Chief won't fire Seattle cop who stomped suspect

Print
Email
|

by LINDA BYRON / KING 5 News

Bio | Email | Follow: @LByronK5

KING5.com

Posted on May 12, 2011 at 5:11 PM

Updated Thursday, May 19 at 8:21 AM

SEATTLE -- Seattle Police Chief John Diaz has decided not to fire veteran gang Detective Shandy Cobane over a racially charged incident that happened more than a year ago and has plagued Diaz’s short tenure as Seattle’s top cop.

However, late Thursday the victim of that incident threatened a lawsuit against the City of Seattle for $750,000 and attorney fees.

Cobane and a female officer, Mary Woollum, were caught on tape in April 2010, stomping on a young Latino man, Martin Monetti, who was laying on the ground surrounded by officers. But, it was Cobane’s language that came under fire. Cobane can be heard telling the suspect he is going to “beat the (expletive) Mexican piss out of you, homey. You feel me?” 

Cobane will be suspended for 30 days without pay and will lose his prestigious position in the gang unit. He will be required to reach out to the Latino community. He will also be speaking out to young officers about why the use of racial language is inappropriate. Cobane has also signed a last chance agreement and will do nothing to appeal the discipline.

Monetti was being held during a felony robbery investigation, but later released and no charges were ever filed against him.

If the city does not pay Monetti's claim within the near future, he will then be able to file a lawsuit.

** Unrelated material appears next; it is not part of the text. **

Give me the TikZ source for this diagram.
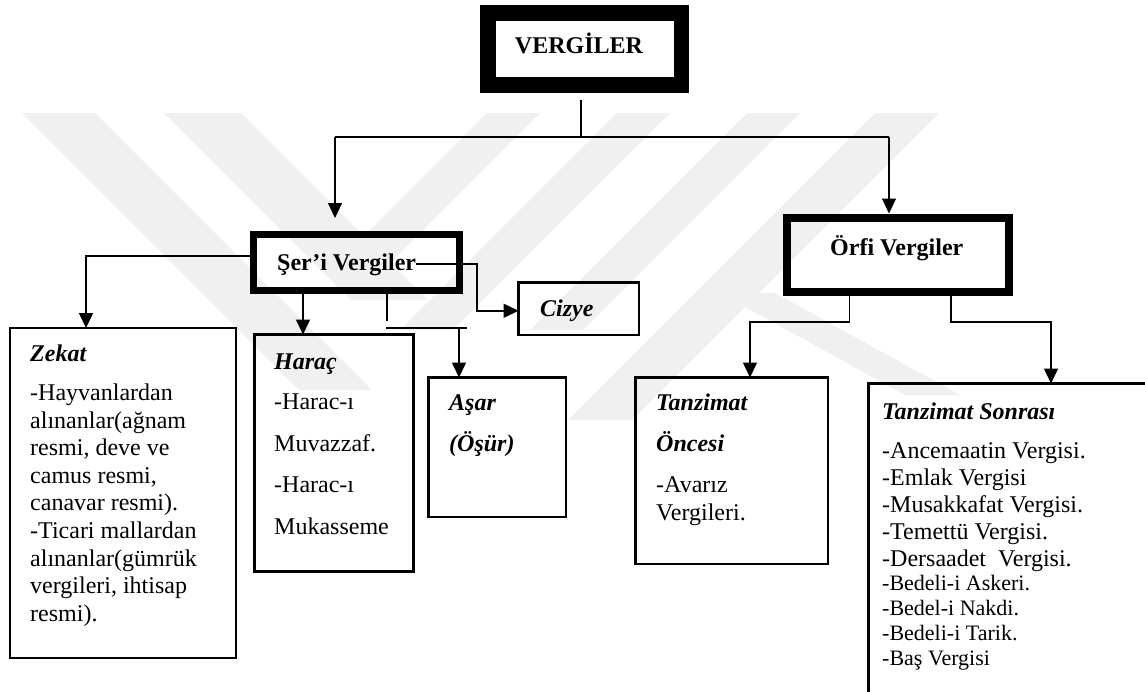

Going forward, Diaz warned Thursday that any officer using such language will be fired.

"The line has been drawn here. I thought I'd made it clear. Now it is very clear. There will be a presumption of termination in the future," said Diaz.

Diaz said he struggled with his decision, both as a Latino and as police chief, which is one reason why it took so long. Diaz said he didn't believe a termination would hold up on appeal. He admitted, when questioned by reporters, that he would have fired Cobane if he thought it would stick.

An emotional Cobane spoke after Diaz. He was clearly relieved and vowed to do all he can to be a model officer in the future.

"I am grateful for a second chance. I promised Chief Diaz that I will not only do everything he has asked, but I will exceed those expectations," said Cobane.

Before this incident, Cobane had been a model officer with no complaints on his record and several commendations.

Last September, King County Prosecutor Dan Satterberg announced Cobane would not be charged with a hate crime, because what he said did not meet the legal definition of malicious harassment. In December, the Seattle City Attorney also declined to file charges, saying the force used was reasonable under state laws because the officers were trying to gain compliance from a suspect who wasn’t following police commands during a felony investigation.

Before the incident, Cobane has had an unblemished 17 year career with SPD. He was twice selected as officer of the year in his precinct. He worked under John Diaz, when the chief was Captain of the East Precinct.

The Seattle Police Officers Guild has defended Cobane, saying the video was misunderstood.   Guild President Rich O’Neill told KING 5 during an earlier interview that Cobane was stepping on the man’s hand to keep him from moving his arms under his body where he might have had a weapon. A machete had been displayed during the earlier robbery. 

Cobane has been on desk duty for more than a year while the case was investigated, first by prosecutors and then by the Seattle Police Department’s Office of Professional Accountability. 

On March 3, KING 5 learned that the internal investigation was finished and that the recommended discipline was a day suspension and a transfer out of the gang unit. Sources told KING 5 that during a high level meeting, Diaz made it clear he wanted to fire Cobane, but a legal advisor told him that the detective would likely get his job back on appeal .

Cobane has been waiting for the chief’s decision since he met with John Diaz  personally on March 24, for what’s called a “Loudermill Hearing.” The Loudermill Hearing mandates that public employees have a right to be heard before discipline is handed down.